## To do
Quote the records exactly, starting at the first line and stopping after the line with "(0,0) rectangle (1179,454);"; skip the pictures.

══ Input records ══

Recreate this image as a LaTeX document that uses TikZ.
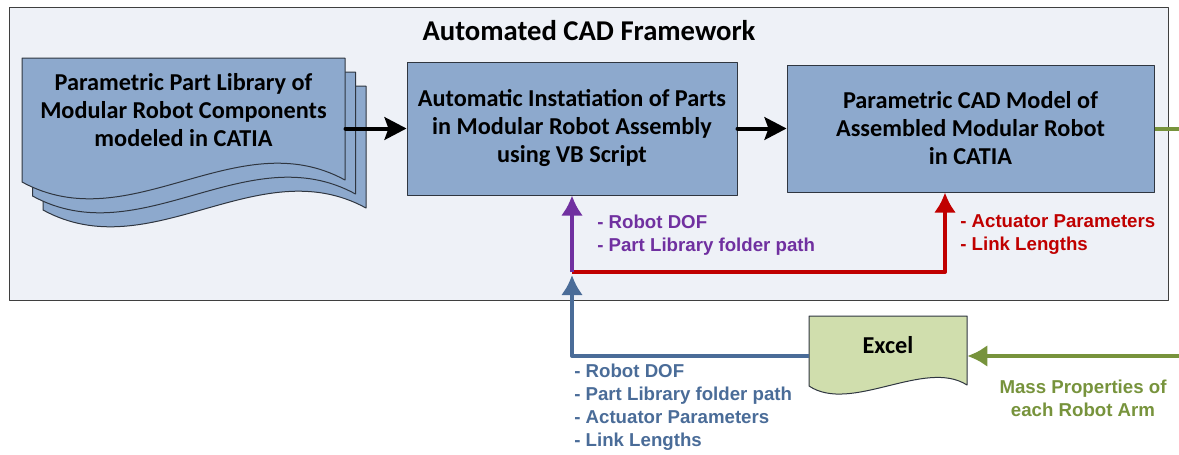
\documentclass[tikz,border=0pt]{standalone}
\usepackage{fontspec}
\setmainfont{Carlito}
\newfontfamily\labelfont{Liberation Sans}
\usepackage{tikz}
\usetikzlibrary{positioning,arrows.meta}

\definecolor{frameface}{HTML}{EEF1F7}
\definecolor{frameedge}{HTML}{3F3F3F}
\definecolor{boxface}{HTML}{8DA9CD}
\definecolor{boxedge}{HTML}{2F3640}
\definecolor{excelface}{HTML}{D0DEAD}
\definecolor{flowpurple}{HTML}{7030A0}
\definecolor{flowred}{HTML}{C00000}
\definecolor{flowblue}{HTML}{4A6C98}
\definecolor{flowgreen}{HTML}{77933C}

\begin{document}
\begin{tikzpicture}[x=0.75pt,y=-0.75pt,line join=round,
    block/.style={draw=boxedge,fill=boxface,line width=0.75pt,inner sep=0pt,
      align=center,font=\fontsize{18.2}{21}\selectfont\bfseries},
    sheet/.style={draw=boxedge,fill=boxface,line width=0.75pt},
    lbl/.style={inner sep=0pt,font=\labelfont\fontsize{14}{17.25}\selectfont\bfseries},
    flow/.style={line width=3pt},
    blackflow/.style={flow,line cap=round,-{Stealth[length=16.5pt,width=17pt,inset=3pt]}},
    colflow/.style={flow,-{Latex[length=15pt,width=16.5pt]}}]
    \useasboundingbox (0,0) rectangle (1179,454);

    % framework frame
    \draw[draw=frameedge,fill=frameface,line width=0.75pt] (9,7) rectangle (1168,300);
    \node[font=\fontsize{21.5}{24}\selectfont\bfseries] (T) at (589,31) {Automated CAD Framework};

    % stacked part library sheets
    \foreach \s in {28,14,0}
      \draw[sheet,shift={(0.75*\s,\s)}] (22,58) -- (345,58) -- (345,180)
        .. controls (237,121) and (130,241) .. (22,182) -- cycle;

    \node[block,draw=none,fill=none,minimum width=242.25pt] (A) at (183.5,110)
      {Parametric Part Library of\\ Modular Robot Components\\ modeled in CATIA};
    \node[block,minimum width=247.5pt,minimum height=99.75pt] (B) at (572,128.5)
      {Automatic Instatiation of Parts\\ in Modular Robot Assembly\\ using VB Script};
    \node[block,minimum width=275.25pt,minimum height=95.25pt] (C) [right=36.75pt of B]
      {Parametric CAD Model of\\ Assembled Modular Robot\\ in CATIA};

    % excel sheet
    \draw[draw=boxedge,fill=excelface,line width=0.75pt] (809,316) -- (967,316) -- (967,385)
      .. controls (925,358) and (851,414) .. (809,386) -- cycle;
    \node[minimum width=118.5pt,minimum height=60pt,inner sep=0pt] (D) at (888,356) {};
    \node[font=\fontsize{18.2}{21}\selectfont\bfseries] (E) at (888,345) {Excel};

    \coordinate (J) at (572,272);
    \coordinate (K) at (945,272);
    \coordinate (G1) at (1179,128.5);
    \coordinate (G2) at (1179,356);

    % paths inside the framework
    \draw[blackflow] (A.east |- B.west) -- (B.west);
    \draw[blackflow] (B.east) -- (C.west);
    \draw[colflow,flowred] (J) -- (K) -- (K |- C.south);
    \draw[colflow,flowpurple] (J) -- (B.south);
    \draw[flow,flowgreen] (C.east) -- (G1);

    % paths through excel
    \draw[colflow,flowblue,shorten >=2.25pt] (D.west) -| (J);
    \draw[colflow,flowgreen] (G2) -- (D.east);

    % labels
    \node[lbl,text=flowpurple,align=left,anchor=west] (P) at (597,235.5)
      {- Robot DOF\\ - Part Library folder path};
    \node[lbl,text=flowred,align=left,anchor=west] (R) at (960,234.5)
      {- Actuator Parameters\\ - Link Lengths};
    \node[lbl,text=flowblue,align=left,anchor=west] (L) at (574,407.5)
      {- Robot DOF\\ - Part Library folder path\\ - Actuator Parameters\\ - Link Lengths};
    \node[lbl,text=flowgreen,align=center] (M) at (1083,398)
      {Mass Properties of\\ each Robot Arm};
  \end{tikzpicture}
\end{document}
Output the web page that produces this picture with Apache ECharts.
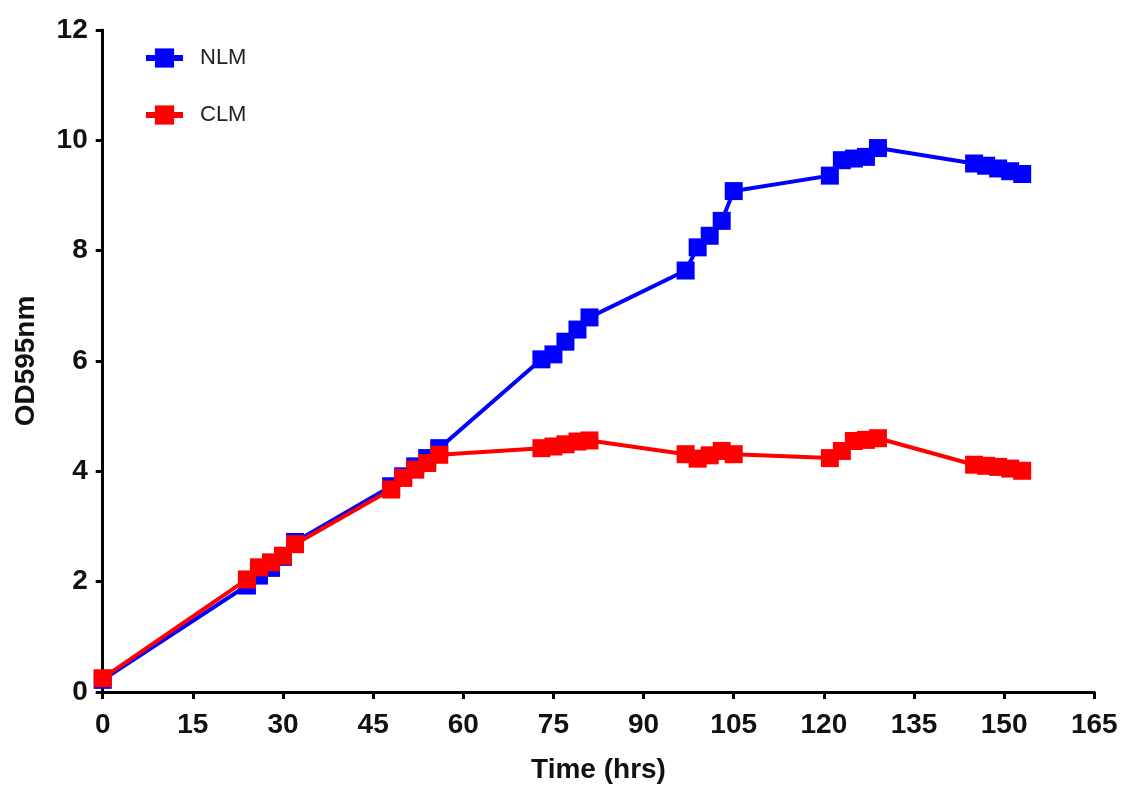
<!DOCTYPE html>
<html>
<head>
<meta charset="utf-8">
<title>OD595nm over time</title>
<script src="https://cdn.jsdelivr.net/npm/echarts@6/dist/echarts.min.js"></script>
<style>
  html, body { margin: 0; padding: 0; background: #fff; }
  #chart { width: 1133px; height: 789px; }
</style>
</head>
<body>
<div id="chart"></div>
<script>
// Sampling times (hours)
const hours = [0, 24, 26, 28, 30, 32, 48, 50, 52, 54, 56, 73, 75, 77, 79, 81,
  97, 99, 101, 103, 105, 121, 123, 125, 127, 129, 145, 147, 149, 151, 153];

// Optical density at 595 nm
const nlm = [0.22, 1.93, 2.11, 2.25, 2.45, 2.72, 3.73, 3.91, 4.09, 4.24, 4.42,
  6.03, 6.12, 6.35, 6.57, 6.79, 7.64, 8.06, 8.27, 8.54, 9.08,
  9.36, 9.64, 9.67, 9.70, 9.86, 9.58, 9.54, 9.49, 9.44, 9.39];
const clm = [0.25, 2.04, 2.26, 2.35, 2.47, 2.68, 3.67, 3.88, 4.03, 4.15, 4.30,
  4.42, 4.45, 4.49, 4.54, 4.56, 4.31, 4.23, 4.29, 4.37, 4.31,
  4.24, 4.37, 4.55, 4.57, 4.60, 4.12, 4.10, 4.08, 4.05, 4.01];

const seriesNames = ['NLM', 'CLM'];
const seriesColors = ['#0000ff', '#ff0000'];

const FONT = '"Liberation Sans", Arial, sans-serif';
const pairs = (ys) => hours.map((h, i) => [h, ys[i]]);

const axisLine = { show: true, lineStyle: { color: '#000', width: 3 } };
const axisTick = { show: true, inside: false, length: 7, lineStyle: { color: '#000', width: 3 } };
const tickText = { fontFamily: FONT, fontSize: 28, fontWeight: 'bold', color: '#111' };

const chart = echarts.init(document.getElementById('chart'), null, { renderer: 'canvas' });
chart.setOption({
  animation: false,
  backgroundColor: '#fff',
  grid: { left: 102.7, right: 38.7, top: 30, bottom: 93, containLabel: false },
  legend: {
    orient: 'vertical',
    left: 138,
    top: 42,
    itemWidth: 37,
    itemHeight: 24,
    itemGap: 35,
    data: seriesNames,
    lineStyle: { width: 6 },
    textStyle: { fontFamily: FONT, fontSize: 22, color: '#222', padding: [0, 0, 0, 12] }
  },
  xAxis: {
    type: 'value',
    min: 0,
    max: 165,
    interval: 15,
    name: 'Time (hrs)',
    nameLocation: 'middle',
    nameGap: 64,
    nameTextStyle: tickText,
    axisLine: axisLine,
    axisTick: axisTick,
    splitLine: { show: false },
    axisLabel: Object.assign({ margin: 19 }, tickText)
  },
  yAxis: {
    type: 'value',
    min: 0,
    max: 12,
    interval: 2,
    name: 'OD595nm',
    nameLocation: 'middle',
    nameGap: 62,
    nameRotate: 90,
    nameTextStyle: tickText,
    axisLine: axisLine,
    axisTick: axisTick,
    splitLine: { show: false },
    axisLabel: Object.assign({ margin: 15 }, tickText)
  },
  series: [
    {
      name: seriesNames[0],
      type: 'line',
      data: pairs(nlm),
      symbol: 'rect',
      symbolSize: 18,
      color: seriesColors[0],
      lineStyle: { width: 4, color: seriesColors[0] },
      itemStyle: { color: seriesColors[0] },
      z: 2
    },
    {
      name: seriesNames[1],
      type: 'line',
      data: pairs(clm),
      symbol: 'rect',
      symbolSize: 18,
      color: seriesColors[1],
      lineStyle: { width: 4, color: seriesColors[1] },
      itemStyle: { color: seriesColors[1] },
      z: 3
    }
  ]
});
</script>
</body>
</html>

═══

## Correct result
Recreate this image as a LaTeX document that uses TikZ.
\documentclass[tikz,border=0pt]{standalone}
\usepackage{fontspec}
\setmainfont{Carlito}
\newfontfamily\labelfont{Liberation Sans}
\usepackage{tikz}
\usetikzlibrary{positioning,arrows.meta}

\definecolor{frameface}{HTML}{EEF1F7}
\definecolor{frameedge}{HTML}{3F3F3F}
\definecolor{boxface}{HTML}{8DA9CD}
\definecolor{boxedge}{HTML}{2F3640}
\definecolor{excelface}{HTML}{D0DEAD}
\definecolor{flowpurple}{HTML}{7030A0}
\definecolor{flowred}{HTML}{C00000}
\definecolor{flowblue}{HTML}{4A6C98}
\definecolor{flowgreen}{HTML}{77933C}

\begin{document}
\begin{tikzpicture}[x=0.75pt,y=-0.75pt,line join=round,
    block/.style={draw=boxedge,fill=boxface,line width=0.75pt,inner sep=0pt,
      align=center,font=\fontsize{18.2}{21}\selectfont\bfseries},
    sheet/.style={draw=boxedge,fill=boxface,line width=0.75pt},
    lbl/.style={inner sep=0pt,font=\labelfont\fontsize{14}{17.25}\selectfont\bfseries},
    flow/.style={line width=3pt},
    blackflow/.style={flow,line cap=round,-{Stealth[length=16.5pt,width=17pt,inset=3pt]}},
    colflow/.style={flow,-{Latex[length=15pt,width=16.5pt]}}]
    \useasboundingbox (0,0) rectangle (1179,454);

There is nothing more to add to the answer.